A status report clearly communicates the progress made to date on a particular project. Moreover, the status report is a method of communicating successes and / or challenges the consultant encounters during the project.

Status reports come in a variety of formats including documents and presentations, and the exact format will depend on the preferences of both the client and consultant.

While working on a consulting engagement you should monitor how you spend your time for several reasons. First, this will help you keep track of your own time and resources effectively. Second, clients may expect you to produce detailed reports of how you are using their time and money during the engagement.
In order to provide the highest quality consulting services to clients, you should implement a stage-gate model, which involves dividing the project into ‘stages’ and separating each by ‘gates’.  At each gate, apply standard quality assurance exercises to ensure the quality of your consulting services and work outputs.
The final report you send to your client will detail the objectives met during the consulting engagement, outline the next steps for implementation and define any follow-up work. Final reports come in a variety of formats including documents and presentations, and the exact format will depend on the preferences of both the client and consultant.

By developing a standard format for presentations and reports, you can ensure that information is communicated to clients consistently and effectively.

An overview of the requirements for success during the assignment, based on the Execution Phase in the EN 16114 Management Consultancy Services Standard, is set out below:

Purpose To deliver what was agreed in the Offering phase.
Input Should not start without an agreement and significant changes in the assignment context that have an impact on the execution may require renegotiation of the agreement.
Outcome Services and deliverables or outputs.

Recommendations and approach for the future, if appropriate.

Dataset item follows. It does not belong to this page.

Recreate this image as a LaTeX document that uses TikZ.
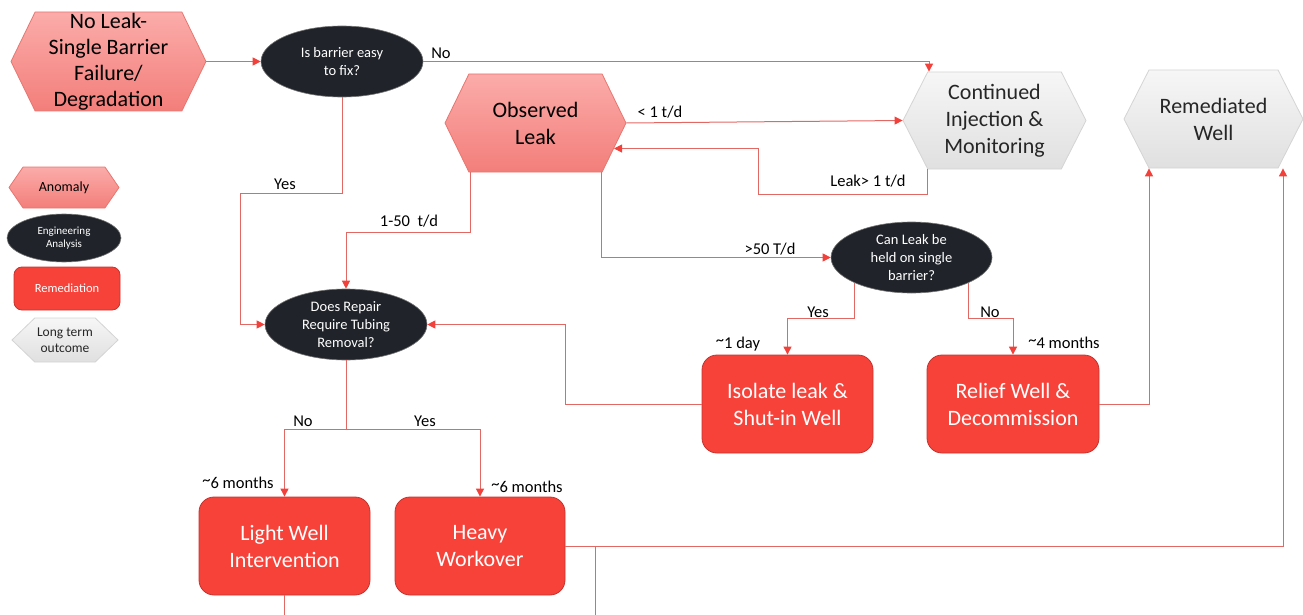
\documentclass[tikz,border=0pt]{standalone}
\usepackage{fontspec}
\setmainfont{Carlito}
\usetikzlibrary{arrows.meta,shapes.symbols,shapes.geometric}
\definecolor{lnred}{RGB}{226,104,100}
\definecolor{tipred}{RGB}{242,64,58}
\definecolor{anotop}{RGB}{251,172,170}
\definecolor{anobot}{RGB}{243,126,122}
\definecolor{anoedge}{RGB}{232,118,112}
\definecolor{engfill}{RGB}{32,36,42}
\definecolor{remfill}{RGB}{247,66,58}
\definecolor{remedge}{RGB}{196,52,46}
\definecolor{outtop}{RGB}{246,246,246}
\definecolor{outbot}{RGB}{224,224,224}
\definecolor{outedge}{RGB}{212,212,212}
\newcommand{\bigtxt}{\fontsize{22}{27}\selectfont}
\newcommand{\qtxt}{\fontsize{14.5}{18}\selectfont}
\newcommand{\lbltxt}{\fontsize{16.5}{19}\selectfont}
\newcommand{\about}{\raisebox{0.35ex}{\textasciitilde}}
\begin{document}
\begin{tikzpicture}[x=1pt,y=-1pt,
  hexbox/.style={signal, signal to=east and west, inner sep=0pt, align=center},
  anomaly/.style={hexbox, draw=anoedge, line width=0.8pt, top color=anotop, bottom color=anobot},
  outcome/.style={hexbox, draw=outedge, line width=0.8pt, top color=outtop, bottom color=outbot, text=black!85},
  question/.style={ellipse, fill=engfill, draw=black!55, line width=0.6pt, text=white, inner sep=0pt, align=center, font=\qtxt},
  remedy/.style={rectangle, rounded corners=15pt, fill=remfill, draw=remedge, line width=0.8pt, text=white, inner sep=0pt, align=center, font=\bigtxt},
  line/.style={draw=lnred, line width=1pt},
  conn/.style={line, -{Triangle[length=8pt,width=8pt,color=tipred]}},
  lbl/.style={font=\lbltxt, inner sep=0pt}]
\useasboundingbox (0,0) rectangle (1303,615);

% Marking anomalies
\node[anomaly, minimum width=195pt, minimum height=99pt, signal pointer angle=128, font=\fontsize{22}{26}\selectfont] (nolk) at (108.5,61.5) {No Leak-\\Single Barrier\\Failure/\\Degradation};
\node[anomaly, minimum width=181pt, minimum height=98pt, signal pointer angle=128, font=\bigtxt] (obs) at (535.5,123) {Observed\\Leak};

% Marking questions
\node[question, minimum width=162pt, minimum height=71pt] (easy) at (342,61.5) {Is barrier easy\\to fix?};
\node[question, minimum width=162pt, minimum height=71pt] (rep) at (346,324.5) {Does Repair\\Require Tubing\\Removal?};
\node[question, minimum width=161pt, minimum height=71pt] (hold) at (911.5,257.5) {Can Leak be\\held on single\\barrier?};

% Marking remediations
\node[remedy, minimum width=171pt, minimum height=98pt] (iso) at (787.5,404) {Isolate leak \&\\Shut-in Well};
\node[remedy, minimum width=172pt, minimum height=98pt] (relf) at (1013,404) {Relief Well \&\\Decommission};
\node[remedy, minimum width=171pt, minimum height=98pt] (light) at (284.5,546) {Light Well\\Intervention};
\node[remedy, minimum width=170pt, minimum height=98pt] (heavy) at (480,546) {Heavy\\Workover};

% Marking outcomes
\node[outcome, minimum width=183pt, minimum height=97pt, signal pointer angle=126, font=\bigtxt] (cont) at (994.5,120.5) {Continued\\Injection \&\\Monitoring};
\node[outcome, minimum width=179pt, minimum height=98pt, signal pointer angle=126, font=\bigtxt] (remw) at (1213.5,119) {Remediated\\Well};

% Marking legend
\node[anomaly, minimum width=110pt, minimum height=41pt, signal pointer angle=111, font=\fontsize{14}{16}\selectfont] (lgano) at (64,187.5) {Anomaly};
\node[question, minimum width=114pt, minimum height=48pt, font=\fontsize{11}{13}\selectfont] (lgeng) at (64,238) {Engineering\\Analysis};
\node[remedy, rounded corners=8pt, minimum width=106pt, minimum height=43pt, font=\fontsize{12.5}{15}\selectfont] (lgrem) at (67,288.5) {Remediation};
\node[outcome, minimum width=106pt, minimum height=44pt, signal pointer angle=88, font=\fontsize{13.5}{16.5}\selectfont] (lgout) at (65,340) {Long term\\outcome};

% Marking free ends
\coordinate (lightout) at (284.5,615);
\coordinate (heavyout) at (595,615);

% Drawing connectors
\draw[conn] (nolk.east) -- (easy.west);
\draw[conn] (easy.east) -| ([xshift=-65.5pt]cont.north);
\draw[conn] (obs.east) -- (cont.west);
\draw[conn] ([xshift=-67.5pt]cont.south) |- ++(-169,25) |- (obs.-18);
\draw[conn] ([xshift=-65.5pt]obs.south) -- ++(0,60) -| (rep.north);
\draw[conn] ([xshift=65.5pt]obs.south) |- (hold.west);
\draw[conn] (easy.south) -- ++(0,96) -| ([xshift=-24pt]rep.west) -- (rep.west);
\draw[conn] (hold.-156) |- ([yshift=36pt]iso.north) -- (iso.north);
\draw[conn] (hold.-24) |- ([yshift=36pt]relf.north) -- (relf.north);
\draw[conn] (iso.west) -- ++(-136,0) |- (rep.east);
\draw[conn] (relf.east) -| ([xshift=-64.5pt]remw.south);
\draw[conn] (heavy.east) -| ([xshift=69.5pt]remw.south);
\draw[conn] (rep.south) -- ++(0,69) -| (light.north);
\draw[conn] (rep.south) -- ++(0,69) -| (heavy.north);
\draw[line] (light.south) -- (lightout);
\draw[line] (heavy.east -| heavyout) -- (heavyout);

% Marking connector labels
\node[lbl] (lno1) at (441,53) {No};
\node[lbl] (lyes1) at (285,184) {Yes};
\node[lbl] (llt1) at (660,112) {< 1 t/d};
\node[lbl] (lgt1) at (868,181) {Leak> 1 t/d};
\node[lbl] (l150) at (409,221) {1-50\ \ t/d};
\node[lbl] (lgt50) at (770,249) {>50 T/d};
\node[lbl] (lyes2) at (818,312) {Yes};
\node[lbl] (lno2) at (990,312) {No};
\node[lbl] (lday) at (738,344) {\about1 day};
\node[lbl] (lfour) at (1064,343) {\about4 months};
\node[lbl] (lno3) at (303,421) {No};
\node[lbl] (lyes3) at (425,421) {Yes};
\node[lbl] (lsix1) at (238,483) {\about6 months};
\node[lbl] (lsix2) at (527,487) {\about6 months};
\end{tikzpicture}
\end{document}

Ongoing evaluation and improvement.

The components of the Execution phase should include:
Refining the agreed work plan Work plan agreed in Offering phase refined to reflect conditions at the start of Execution phase; client involved and approval gained for the refined plan.
Implementing the work plan Assignment carried out in accordance with refined work plan – typically to consist of:

– information gathering;

– analysis;

– scenarios and/or recommendations;

– decisions taken;

– implementation of decisions;

– preparation for acceptance and closure.

Assignment management and monitoring Areas below addressed throughout the assignment to ensure success:

a) Project governance: Final decisions about the assignment made by the client with the practice making all reasonable efforts to provide relevant information; terms of agreement between client and practice respected, and capable of dealing with the consequences of any breach.

b) Project management approach: Agreed project management methodology and structure adhered to.

c) Resources Management: All resources involved made available and managed in accordance with the agreement.

d) Monitoring of progress and change control:

Progress against the work plan monitored and recorded formally with a change control system or process in place to deal with:

– deviations from the work plan;

– changed context of the assignment;

– changes in the client’s operating environment;

– changes in the consultancy practice.

Significant changes beyond the scope of the change control process considered as new inputs to the Offering and / or Execution phase.

e) Risk management: Commercial and assignment-related risks continually assessed, and mitigated.   Risk management applied to identify, analyze, assess and prioritize risks, coordinating and applying the required resources to minimize, monitor and control probability and impact.

f) Quality: An agreed quality plan followed by the client and the consultancy practice. to ensure that the service is provided and the outputs are delivered.

g) Communications and reporting: Principles of communication agreed in the Offering phase followed throughout, with regular reporting of progress and risks.

Approvals and acceptance Agreed process in place to approve and accept all services delivered. Commercial implications of acceptance or rejection dealt with in accordance with the agreement.